Sudahi Kontestasi, Mari Rekonsiliasi
Warga DKI Jakarta memiliki kesempatan untuk menjadi role model bagi Indonesia mengenai kedewasaan berdemokrasi. Bahwa warga negara tak perlu terlampau lama larut dalam sengkarut konflik.

MONDAYREVIEW.COM – Dalam acara “Indonesia Lawyers Club” yang ditayangkan di TV One pada Selasa (25/4) konsultan politik pasangan Anies Baswedan-Sandiaga Uno yakni Eep Saefulloh Fatah angkat bicara. CEO PolMark Indonesia ini tak hanya memberikan apa yang terjadi dari perspektif pihak yang ikut berkontestasi. Eep menunjukkan kecerdasannya dengan memberikan analisa komprehensif dan membawa pesan rekonsiliasi.
Alumnus Ilmu Politik Universitas Indonesia tersebut membawa pemirsa ke tamasya pengetahuan sejarah, mengaitkannya dengan masa kini, dan menawarkan langkah yang bisa diambil untuk masa depan. Eep diantaranya menyoroti tentang anggapan anti Pancasila.
“Kalau memang Jakarta ingin dirajut kembali, mari kita perbaiki cara berpikir kita. Saat ini ada pengandaian yang tidak tepat dan tidak cocok untuk kebutuhan rekonsiliasi. Seolah-olah mereka yang memilih pasangan tertentu adalah Pro Pancasila, Pro Kebhinnekaan dan toleran. Sedang mereka yang memilih pasangan lain anti Pancasila, intoleran, dan anti Kebhinnekaan,” kata Eep.
“Sudah. Jangan kembali ke masa itu. Jangan lagi ada orang yang berpikir bahwa kalau melawan pak Basuki berarti melawan Pancasila,” imbuh Eep Saefulloh Fatah.
Eep pun memberikan komparasi labeling anti Pancasila dengan apa yang terjadi di masa Orde Baru. Ketika itu dalam dua kesempatan, Soeharto memberi sinyal siapa yang mengganggu saya berarti mengganggu Pancasila. Petisi 50 pun muncul sebagai reaksi dari pernyataan Soeharto tersebut. Petisi 50 ditandatangani oleh para tokoh yang memiliki integritas mumpuni. Para penandatangannya yakni Ali Sadikin, Mohammad Natsir, Nasution, Hoegeng Imam Santoso, Burhanuddin Harahap, dan sebagainya.

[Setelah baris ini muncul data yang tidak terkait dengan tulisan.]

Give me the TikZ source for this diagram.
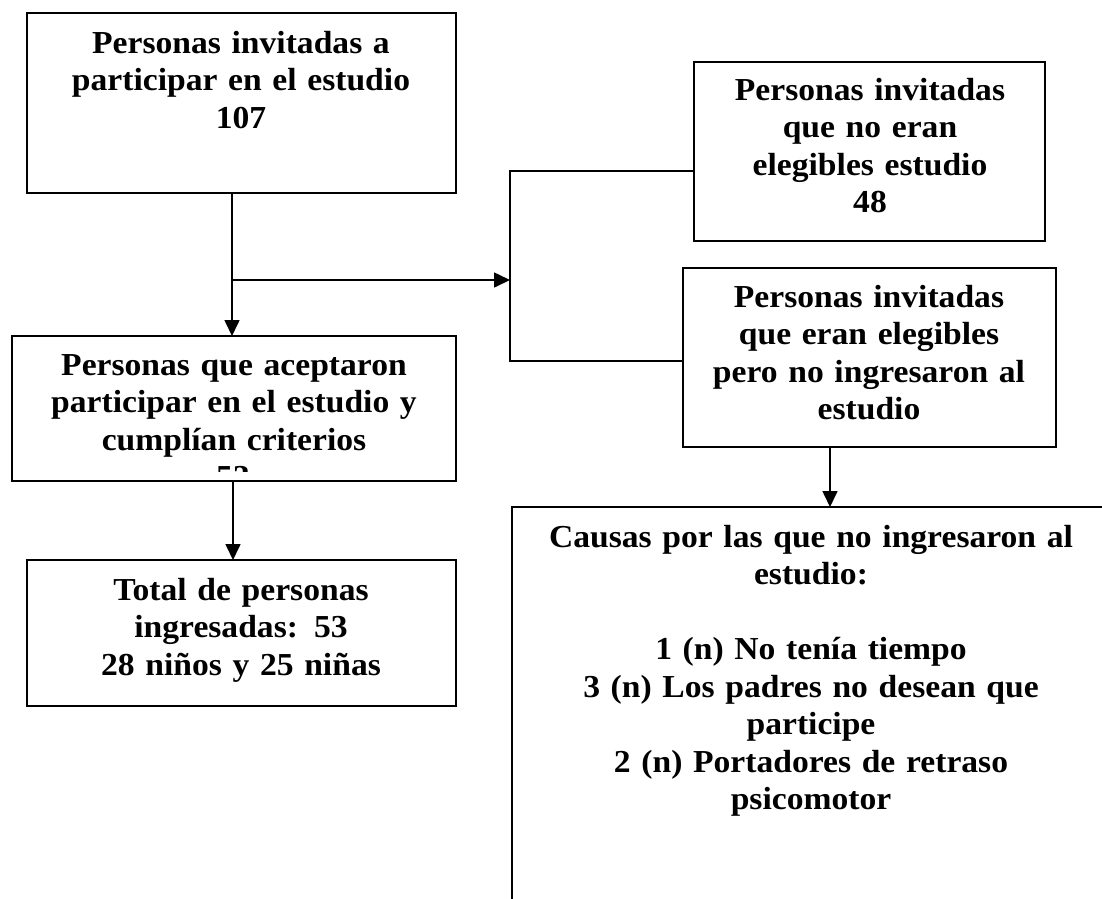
\documentclass[tikz,border=0pt]{standalone}
\usepackage{fontspec}
\setmainfont{Liberation Serif}[FakeStretch=1.05]
\usetikzlibrary{arrows.meta}
\begin{document}
\begin{tikzpicture}[x=1pt,y=-1pt,
  boxline/.style={draw=black,line width=1.4pt},
  txt/.style={anchor=base,inner sep=0pt,align=center,text width=620pt,
    font=\fontsize{32}{37.5}\selectfont\bfseries},
  conn/.style={line width=1.6pt,draw=black},
  arr/.style={conn,-{Triangle[length=16pt,width=15pt]}}]
\useasboundingbox (0,0) rectangle (1102,898);
\fill[white] (0,0) rectangle (1102,898);
% boxes
\draw[boxline] (27,13) rectangle (456,193);
\coordinate (b1s) at (232,193);
\draw[boxline] (12,336) rectangle (456,481);
\coordinate (b2n) at (232,336);
\coordinate (b2s) at (233,481);
\draw[boxline] (27,560) rectangle (456,706);
\coordinate (b3n) at (233,560);
\draw[boxline] (694,62) rectangle (1045,241);
\coordinate (b4w) at (694,171);
\draw[boxline] (683,268) rectangle (1056,447);
\coordinate (b5w) at (683,361);
\coordinate (b5s) at (830,447);
\draw[boxline] (1120,507) -- (512,507) -- (512,910);
\coordinate (b6n) at (830,507);
% texts
\node[txt] (t1) at (241,53) {Personas invitadas a\\participar en el estudio\\107};
\node[txt] (t2) at (234,375) {Personas que aceptaron\\participar en el estudio y\\cumplían criterios};
\begin{scope}
\clip (12,336) rectangle (456,471);
\node[txt] (t2b) at (233,487) {53};
\end{scope}
\node[txt] (t3) at (241,600) {Total de personas\\ingresadas: 53\\28 niños y 25 niñas};
\node[txt] (t4) at (870,100) {Personas invitadas\\que no eran\\elegibles estudio\\48};
\node[txt] (t5) at (869,307) {Personas invitadas\\que eran elegibles\\pero no ingresaron al\\estudio};
\node[txt] (t6) at (811,547) {Causas por las que no ingresaron al\\estudio:\\[37.5pt]1 (n) No tenía tiempo\\3 (n) Los padres no desean que\\participe\\2 (n) Portadores de retraso\\psicomotor};
% connectors
\coordinate (split) at (232,280);
\coordinate (bt) at (510,171);
\coordinate (bb) at (510,361);
\coordinate (bm) at (510,280);
\draw[arr] (b1s) -- (b2n);
\draw[arr] (split) -- (bm);
\draw[conn] (b4w) -- (bt) -- (bb) -- (b5w);
\draw[arr] (b2s) -- (b3n);
\draw[arr] (b5s) -- (b6n);
\end{tikzpicture}
\end{document}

Apa yang dilakukan Eep dengan mengaitkan kondisi kekinian dengan Petisi 50 terasa bermakna. Yang pertama, Eep tentu menguasai seluk beluk Petisi 50 dikarenakan ia dulu mengangkat skripsi berjudul Negara Orde Baru dan Pengendalian Konflik Politik: Studi Kasus Malari, Petisi 50 dan Tanjung Priok. Yang kedua, Eep mengingatkan history repeats itself. Kalender boleh berganti, namun lakon kelakuan dapat berulang. Pun begitu dengan konsep “anti Pancasila”. Melabeli diri sebagai seorang Pancasilais dan melemparkan kesan bahwa pihak seberang sana sebagai anti Pancasila merupakan sesuatu yang keliru. Kubu Basuki Tjahaja Purnama (Ahok)-Djarot Saiful Hidayat diantaranya dengan agak serampangan mengukuhkan kesan pihak seberang sana sebagai anti keragaman dan seakan negara Pancasila bisa terancam di Jakarta melalui video kampanye terakhirnya.
Pesan rekonsiliasi akan dapat optimal manakala baik di level elite politik dan tingkat akar rumput mengurangi tensi prasangka. Untuk merajut kembali kebersamaan di Jakarta maka tembok yang menyatakan pihak sana dan pihak sini harus dirubuhkan. Terlebih lagi labelling anti Pancasila, radikal, intoleran, sudah seyogianya untuk ditanggalkan dalam narasi besar rekonsiliasi. Sementara itu pihak Anies-Sandi dan pendukungnya pun harus menunjukkan sikap bersahabatnya. Mereka harus menghentikan sinisme, ataupun menyebarkan berita bohong. Di level elite, Anies-Sandi bisa mulai menyicil semangat rekonsiliasi sejak dari sekarang sebelum resmi memerintah pada Oktober 2017 nanti.
Rekonsiliasi memang bukan hal yang mudah. Saat luka-luka akibat perkataan dan tindakan masih terasa. Namun warga DKI Jakarta memiliki kesempatan untuk menjadi role model bagi Indonesia mengenai kedewasaan berdemokrasi. Bahwa warga negara tak perlu terlampau lama larut dalam sengkarut konflik. Kontestasi telah usai, saatnya merajut rekonsiliasi di Jakarta yang berdasarkan Pancasila.